I set up a gauntlet tournament with 15 engines around Lambergar’s strength and ran 5000 games at 30+0.3s time control. The results confirmed that my engine is about where I expected—right in the middle of the pack.
To analyze the games, I built a small database where I track: Game ID, FEN string, Game phase (based on Lambergar’s material), Lambergar’s evaluation, Game result, Stockfish 17 evaluation at depth 10
So far, I’ve processed 1200 games, skipping positions where there’s a forced mate.
- Figure 1: Difference between Lambergar’s eval and Stockfish’s
- Figure 2: Stockfish eval (red) vs. Lambergar eval (blue)


Surprisingly, Lambergar’s evaluations are pretty close to Stockfish’s—closer than I expected. I thought I’d need to apply some scaling factor, but that doesn’t seem necessary.

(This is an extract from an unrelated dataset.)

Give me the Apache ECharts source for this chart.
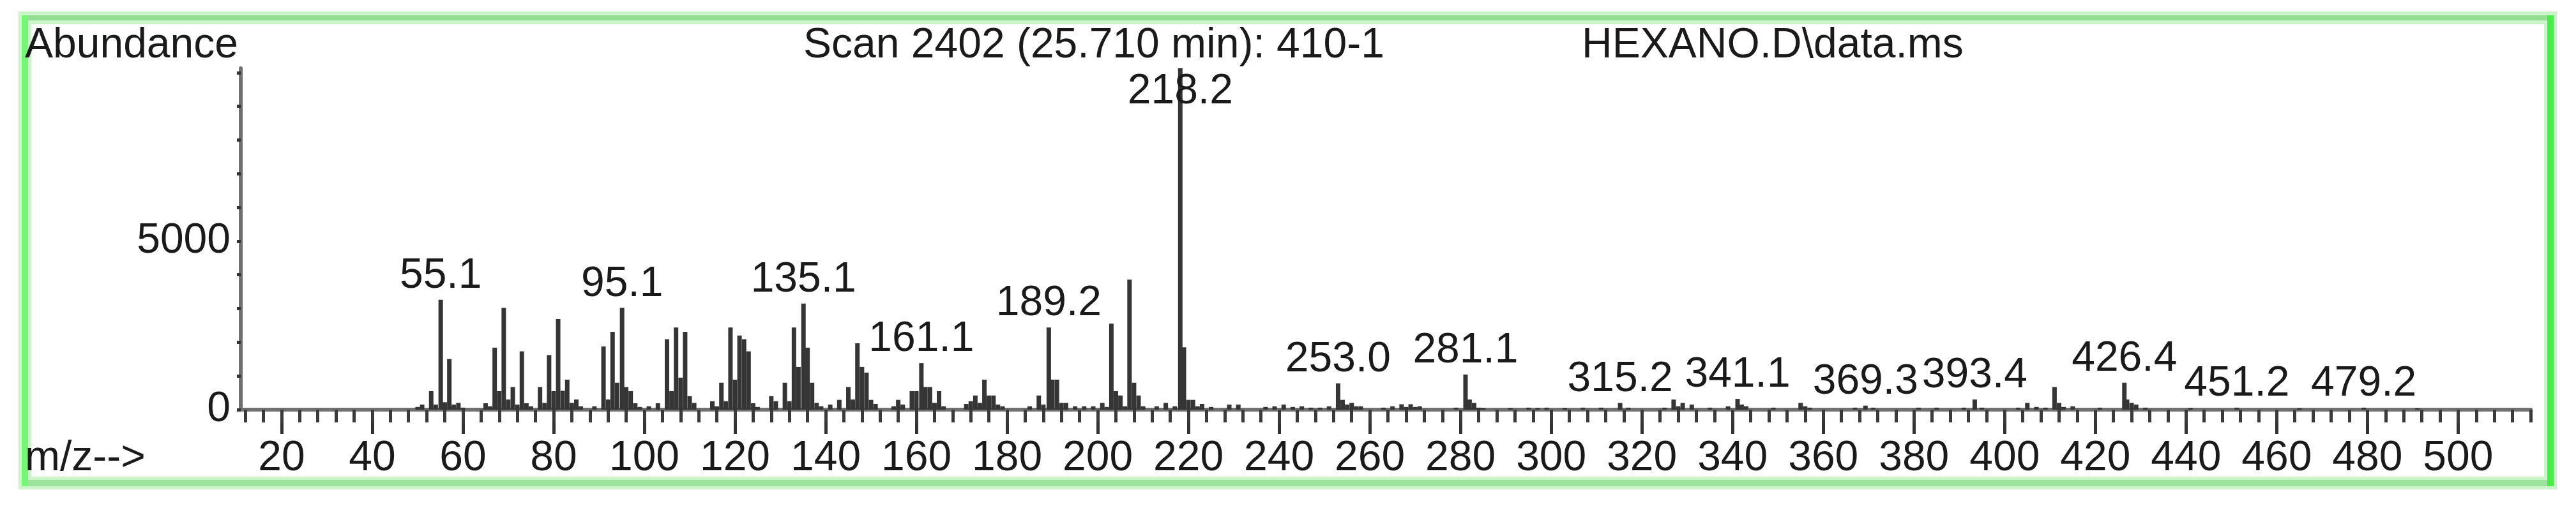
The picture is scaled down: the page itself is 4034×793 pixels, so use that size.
<!DOCTYPE html>
<html>
<head>
<meta charset="utf-8">
<title>Scan 2402 (25.710 min): 410-1</title>
<script src="https://cdn.jsdelivr.net/npm/echarts@6/dist/echarts.min.js"></script>
<style>
  html, body { margin: 0; padding: 0; background: #fff; }
  #chart { width: 4034px; height: 793px; }
</style>
</head>
<body>
<div id="chart"></div>
<script>
// peaks: m/z and abundance
var peakMz = [
  50, 51, 53, 54, 55.1, 56, 57, 58, 59, 60, 65, 66, 67, 68, 69, 70, 71, 72, 73, 74, 75, 77, 78, 79, 80,
  81, 82, 83, 84, 85, 86, 89, 91, 92, 93, 94, 95.1, 96, 97, 98, 99, 101, 103, 105, 106, 107, 108, 109, 110,
  111, 115, 116, 117, 118, 119, 120, 121, 122, 123, 124, 125, 128, 129, 131, 132, 133, 134, 135.1, 136, 137,
  138, 139, 141, 143, 145, 146, 147, 148, 149, 150, 151, 155, 156, 157, 159, 160, 161.1, 162, 163, 164, 165,
  166, 171, 172, 173, 174, 175, 176, 177, 178, 179, 185, 187, 188, 189.2, 190, 191, 192, 193, 195, 197, 199,
  201, 202, 203, 204, 205, 206, 207, 208, 209, 210, 213, 215, 217, 218.2, 219, 220, 221, 222, 223, 225, 229,
  231, 237, 239, 241, 243, 245, 247, 249, 251, 253.0, 254, 255, 256, 257, 258, 263, 265, 267, 268, 269, 270,
  271, 279, 281.1, 282, 283, 284, 285, 291, 295, 297, 299, 303, 307, 311, 315.2, 317, 325, 327, 328, 329, 331,
  335, 339, 341.1, 342, 343, 349, 355, 356, 357, 367, 369.3, 371, 381, 385, 391, 393.4, 395, 403, 405, 407,
  409, 411, 412, 413, 415, 421, 426.4, 427, 428, 429, 431, 441, 451.2, 465, 479.2, 491
];
var peakAbundance = [
  80, 150, 550, 150, 3260, 220, 1500, 150, 200, 60, 190, 100, 1840, 550, 3020, 300, 670, 150, 1730, 190, 100, 670, 200, 1620, 550,
  2690, 560, 890, 200, 300, 100, 100, 1875, 300, 2310, 800, 3020, 670, 550, 190, 80, 100, 190, 2090, 550, 2440, 950, 2310, 400,
  200, 250, 100, 800, 250, 2440, 890, 2200, 2090, 1730, 190, 80, 400, 250, 800, 250, 2440, 1270, 3150, 1840, 800,
  200, 100, 150, 290, 670, 300, 1970, 1270, 1100, 290, 170, 100, 290, 150, 550, 550, 1380, 670, 670, 200, 550,
  100, 170, 250, 420, 200, 890, 420, 420, 150, 100, 100, 420, 150, 2440, 890, 890, 200, 200, 100, 100, 100,
  200, 80, 2550, 550, 420, 100, 3860, 800, 420, 100, 100, 200, 100, 10130, 1850, 290, 290, 100, 170, 80, 150,
  150, 80, 100, 150, 80, 100, 60, 60, 100, 780, 290, 150, 200, 100, 100, 60, 100, 160, 80, 160, 80,
  100, 60, 1040, 300, 200, 60, 50, 50, 60, 50, 60, 50, 60, 60, 200, 60, 60, 300, 100, 200, 150,
  60, 100, 320, 150, 100, 60, 200, 100, 60, 60, 120, 60, 60, 60, 60, 300, 60, 60, 200, 80,
  60, 670, 200, 80, 100, 60, 800, 300, 200, 150, 60, 50, 60, 40, 60, 40
];
// peaks that carry an m/z label
var labelledMz = [55.1, 95.1, 135.1, 161.1, 189.2, 218.2, 253.0, 281.1, 315.2, 341.1, 369.3, 393.4, 426.4, 451.2, 479.2];
var basePeakMz = 218.2;

var xTickLabels = [20, 40, 60, 80, 100, 120, 140, 160, 180, 200, 220, 240, 260, 280, 300, 320, 340, 360, 380, 400, 420, 440, 460, 480, 500];
var yTickLabels = [0, 5000];
var xMin = 11, xMax = 516;
var yMax = 10130;

var font = 'Liberation Sans, Arial, sans-serif';
var textColor = '#1a1a1a';

var xMinorTicks = [];
for (var t = 12; t <= xMax; t += 4) xMinorTicks.push(t);
var yMinorTicks = [];
for (var v = 0; v <= 10000; v += 1000) yMinorTicks.push(v);

var data = peakMz.map(function (mz, i) {
  var item = { value: [mz, peakAbundance[i]] };
  if (labelledMz.indexOf(mz) >= 0) {
    item.label = {
      show: true,
      formatter: mz.toFixed(1),
      position: mz === basePeakMz ? 'insideTop' : 'top',
      distance: 4
    };
  }
  return item;
});

var chart = echarts.init(document.getElementById('chart'));
chart.setOption({
  animation: false,
  backgroundColor: '#ffffff',
  title: [
    { text: 'Abundance', left: 39, top: 39 },
    { text: 'Scan 2402 (25.710 min): 410-1', left: 1258, top: 39 },
    { text: 'HEXANO.D\\data.ms', left: 2477, top: 39 },
    { text: 'm/z-->', left: 39, top: 686 }
  ].map(function (t) {
    t.padding = 0;
    t.textStyle = { fontFamily: font, fontSize: 66, fontWeight: 'normal', color: textColor };
    return t;
  }),
  grid: { left: 377, right: 71, top: 107, bottom: 151 },
  xAxis: [{
    type: 'value',
    min: xMin,
    max: xMax,
    position: 'bottom',
    splitLine: { show: false },
    axisLine: { onZero: false, lineStyle: { color: '#707070', width: 6 } },
    axisTick: { customValues: xTickLabels, length: 38, lineStyle: { color: '#333', width: 5 } },
    axisLabel: { customValues: xTickLabels, margin: 44, fontFamily: font, fontSize: 66, color: textColor }
  }, {
    type: 'value',
    min: xMin,
    max: xMax,
    position: 'bottom',
    splitLine: { show: false },
    axisLine: { show: false },
    axisTick: { customValues: xMinorTicks, length: 20, lineStyle: { color: '#3a3a3a', width: 5 } },
    axisLabel: { show: false }
  }],
  yAxis: {
    type: 'value',
    min: 0,
    max: yMax,
    splitLine: { show: false },
    axisLine: { show: true, lineStyle: { color: '#707070', width: 6 } },
    axisTick: { customValues: yMinorTicks, length: 6, lineStyle: { color: '#333', width: 5 } },
    axisLabel: {
      customValues: yTickLabels, margin: 16, fontFamily: font, fontSize: 66, color: textColor,
      formatter: function (val) { return String(val); }
    }
  },
  series: [{
    type: 'bar',
    xAxisIndex: 0,
    barWidth: 7,
    itemStyle: { color: '#353535' },
    label: { fontFamily: font, fontSize: 66, color: textColor },
    data: data
  }],
  graphic: [
    { type: 'rect', silent: true, z: -10, shape: { x: 39, y: 28, width: 3955, height: 729 },
      style: { fill: 'none', stroke: '#c9f5c9', lineWidth: 20 } },
    { type: 'line', silent: true, shape: { x1: 39, y1: 28, x2: 3994, y2: 28 }, style: { stroke: '#93de93', lineWidth: 8 } },
    { type: 'line', silent: true, shape: { x1: 39, y1: 757, x2: 3994, y2: 757 }, style: { stroke: '#9de29d', lineWidth: 10 } },
    { type: 'line', silent: true, shape: { x1: 39, y1: 24, x2: 39, y2: 762 }, style: { stroke: '#77f577', lineWidth: 10 } },
    { type: 'line', silent: true, shape: { x1: 3994, y1: 24, x2: 3994, y2: 762 }, style: { stroke: '#4ceb4c', lineWidth: 10 } }
  ]
});
</script>
</body>
</html>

What’s Happening in Different Phases:
• Phases 10–32 → Looks good.
• Phases 6–10 → Also fine.
• Phases 3 and 5 → More problematic.
• Phase 0 → Definitely weird.
• Phases 31, 30, 28, 25 → Not sure what’s happening here yet.
So yes, the endgame is a problem, but it’s not as bad as I feared. I was expecting something much messier.
I want to take a closer look at bad draws—games where Lambergar had a clear winning eval but still ended in a draw. Specifically, I’m defining a bad draw as a game where Lambergar had at least +1.0 eval for two consecutive moves but couldn’t convert.
If anyone has thoughts, ideas, or has run into similar issues, I’d love to hear them!